BY Maryam Qarehgozlou

Budget deficiency is holding back Lake Urmia complete restoration

December 16, 2017 - 10:22

TEHRAN —Lake Urmia, once called a symbol of Azari identity, dubbing it “the turquoise solitaire of Azerbaijan”, is on the road to ruin and the officials blame it on budget constraint.

Lake Urmia, in north-western Iran, was twice as large as Luxembourg and the largest salt-water lake in the Middle East.
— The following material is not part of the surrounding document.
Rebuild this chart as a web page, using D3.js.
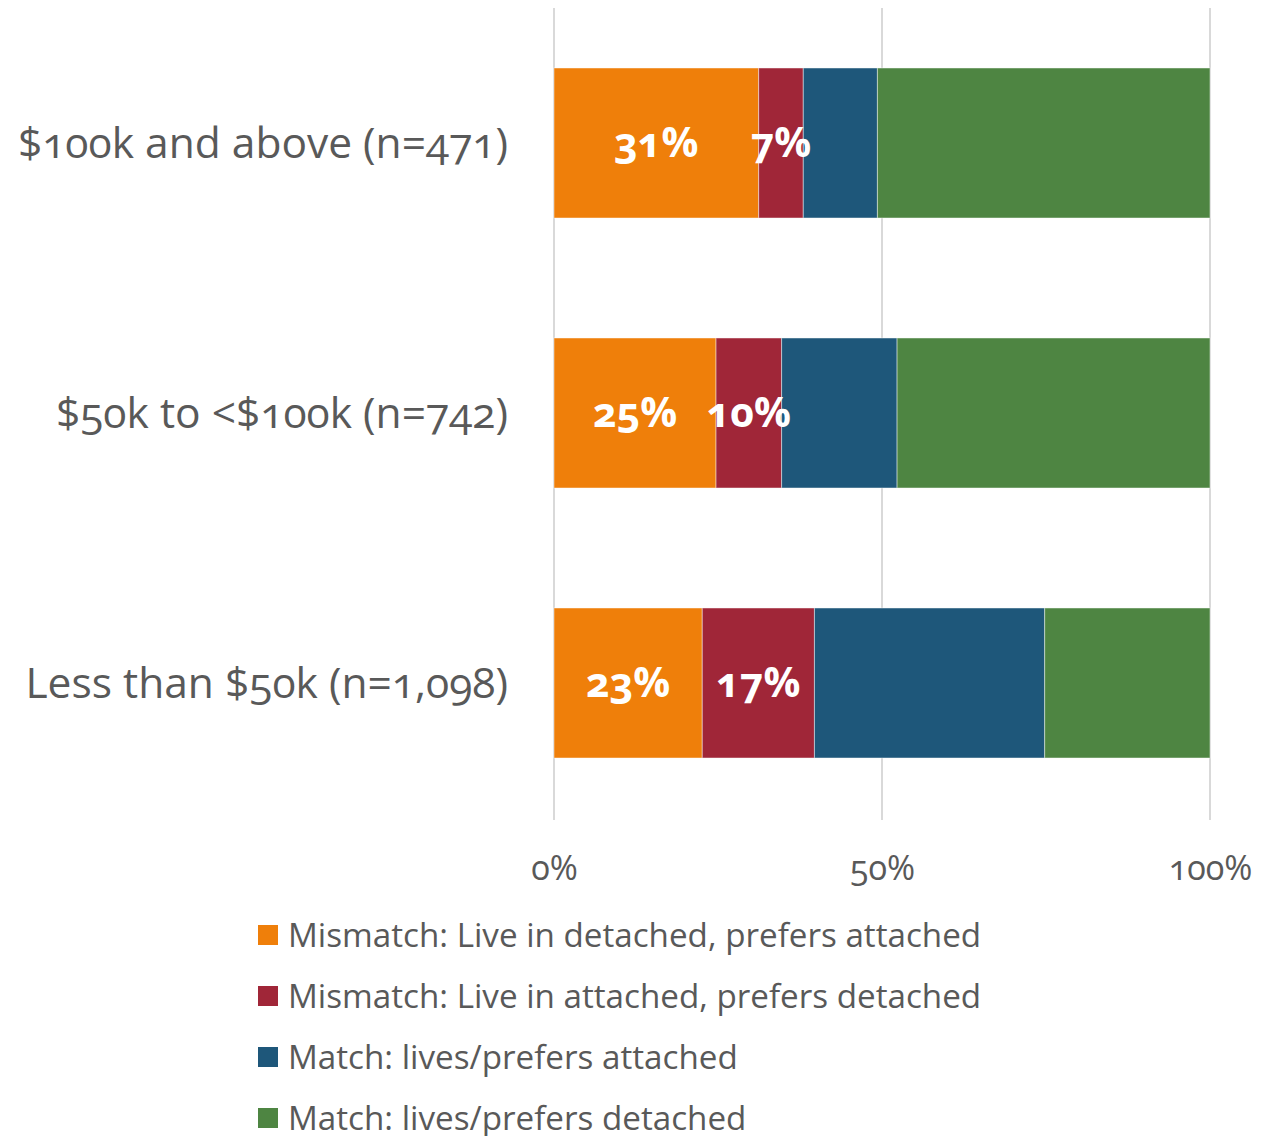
<!DOCTYPE html>
<html><head><meta charset="utf-8">
<script src="https://cdn.jsdelivr.net/npm/d3@7/dist/d3.min.js"></script>
<style>
body{margin:0;background:#fff;}
svg text{font-family:"Open Sans","Lato",sans-serif;font-variant-numeric:oldstyle-nums;font-feature-settings:"onum" 1;}
</style></head>
<body><svg id="c" width="1281" height="1136"></svg>
<script>
const categories = ["$100k and above (n=471)", "$50k to <$100k (n=742)", "Less than $50k (n=1,098)"];
const seriesNames = ["Mismatch: Live in detached, prefers attached", "Mismatch: Live in attached, prefers detached", "Match: lives/prefers attached", "Match: lives/prefers detached"];
const seriesColors = ["#EF7F0A", "#A02638", "#1E577A", "#4E8542"];
const mismatchDetached = [31.2, 24.7, 22.6];
const mismatchAttached = [6.8, 10.0, 17.1];
const matchAttached = [11.3, 17.6, 35.1];
const matchDetached = [50.7, 47.7, 25.2];
const labelMismatchDetached = ["31%", "25%", "23%"];
const labelMismatchAttached = ["7%", "10%", "17%"];
const tickValues = [0, 50, 100];
const tickLabels = ["0%", "50%", "100%"];

const svg = d3.select("#c");
const x = d3.scaleLinear().domain([0, 100]).range([554, 1210]);
const y = d3.scaleBand().domain(categories).range([8, 818]).paddingInner(0.4444).paddingOuter(0.2222);

// gridlines
svg.append("g").selectAll("line").data(tickValues).join("line")
  .attr("x1", d => x(d)).attr("x2", d => x(d))
  .attr("y1", 8).attr("y2", 820)
  .attr("stroke", "#d9d9d9").attr("stroke-width", 2);

const seriesData = [mismatchDetached, mismatchAttached, matchAttached, matchDetached];
const table = categories.map((c, i) => {
  const o = {cat: c};
  seriesNames.forEach((s, k) => o[s] = seriesData[k][i]);
  return o;
});
const stack = d3.stack().keys(seriesNames)(table);

const gBars = svg.append("g");
stack.forEach((layer, k) => {
  gBars.append("g").selectAll("rect").data(layer).join("rect")
    .attr("x", d => x(d[0])).attr("width", d => x(d[1]) - x(d[0]))
    .attr("y", d => y(d.data.cat)).attr("height", y.bandwidth())
    .attr("fill", seriesColors[k])
    .attr("stroke", "rgba(255,255,255,0.45)").attr("stroke-width", 1);
});

// value labels
const labelSets = [labelMismatchDetached, labelMismatchAttached];
labelSets.forEach((labels, k) => {
  svg.append("g").selectAll("text").data(stack[k]).join("text")
    .attr("x", d => x((d[0] + d[1]) / 2))
    .attr("y", d => y(d.data.cat) + y.bandwidth() / 2)
    .attr("dy", "0.35em")
    .attr("text-anchor", "middle")
    .attr("fill", "#fff").attr("font-weight", "bold").attr("font-size", 41)
    .text((d, i) => labels[i]);
});

// category labels
svg.append("g").selectAll("text").data(categories).join("text")
  .attr("x", 508).attr("y", d => y(d) + y.bandwidth() / 2)
  .attr("dy", "0.35em").attr("text-anchor", "end")
  .attr("fill", "#595959").attr("font-size", 42.5)
  .text(d => d);

// x axis
const xAxis = d3.axisBottom(x).tickValues(tickValues).tickFormat((d, i) => tickLabels[i]).tickSize(0).tickPadding(0);
const ax = svg.append("g").attr("transform", "translate(0,868)").call(xAxis);
ax.select(".domain").remove();
ax.selectAll("text").attr("fill", "#595959").attr("font-size", 34).attr("dy", "0.35em").attr("y", 0)
  .style("font-family", "'Open Sans',sans-serif");

// legend
const lg = svg.append("g").selectAll("g").data(seriesNames).join("g")
  .attr("transform", (d, i) => `translate(258,${935 + i * 61})`);
lg.append("rect").attr("x", 0).attr("y", -10).attr("width", 20).attr("height", 20)
  .attr("fill", (d, i) => seriesColors[i]);
lg.append("text").attr("x", 30).attr("y", 0).attr("dy", "0.35em")
  .attr("fill", "#595959").attr("font-size", 33.2).text(d => d);
</script></body></html>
In 1997 the volume of water at the lake measured at 30 billion cubic meters which dramatically decreased to half a billion cubic meters in 2013 and again rose to 2.5 billion cubic meters in 2017. While the lake had a surface area of 5,000 square kilometers in 1997 the surface shrunk to one tenth of that to 500 square kilometers in 2013.

In an exclusive interview with the Tehran Times, Masoud Tajrishi, an official with Lake Urmia restoration program and the current deputy chief environment, explained the main reasons for lake’s unprogressive restoration process. 

Lake Urmia is now stretching over 1,700 square kilometers of land area but the surface area is expected to increase to 4,300 square kilometers, Tajrishi said.

The volume of water at the lake is now estimated at one billion cubic meters which is short of last year’s volume by 400 million cubic meters, he added. 

The numbers seem to indicate a decrease in the volume of the water compared to last year (2016) but by comparing the figures to a year before that (2015) the lake is experiencing an increase both in the surface area and volume of the water by 300 square kilometers and 200 million cubic meters respectively, Tajrishi noted. 

As per a law adopted by the government, Lake Urmia restoration program was supposed to attempt to stabilize the lake water level within three years, he said.

Looking into the lake depletion process over the 20 years before implementing the lake restoration program (2013) water level has dwindled away by 40 centimeters per annum, Tajrishi said, adding, in other words over the 20-year period the lake water level diminished by 8 meters, almost equal to a three-story building.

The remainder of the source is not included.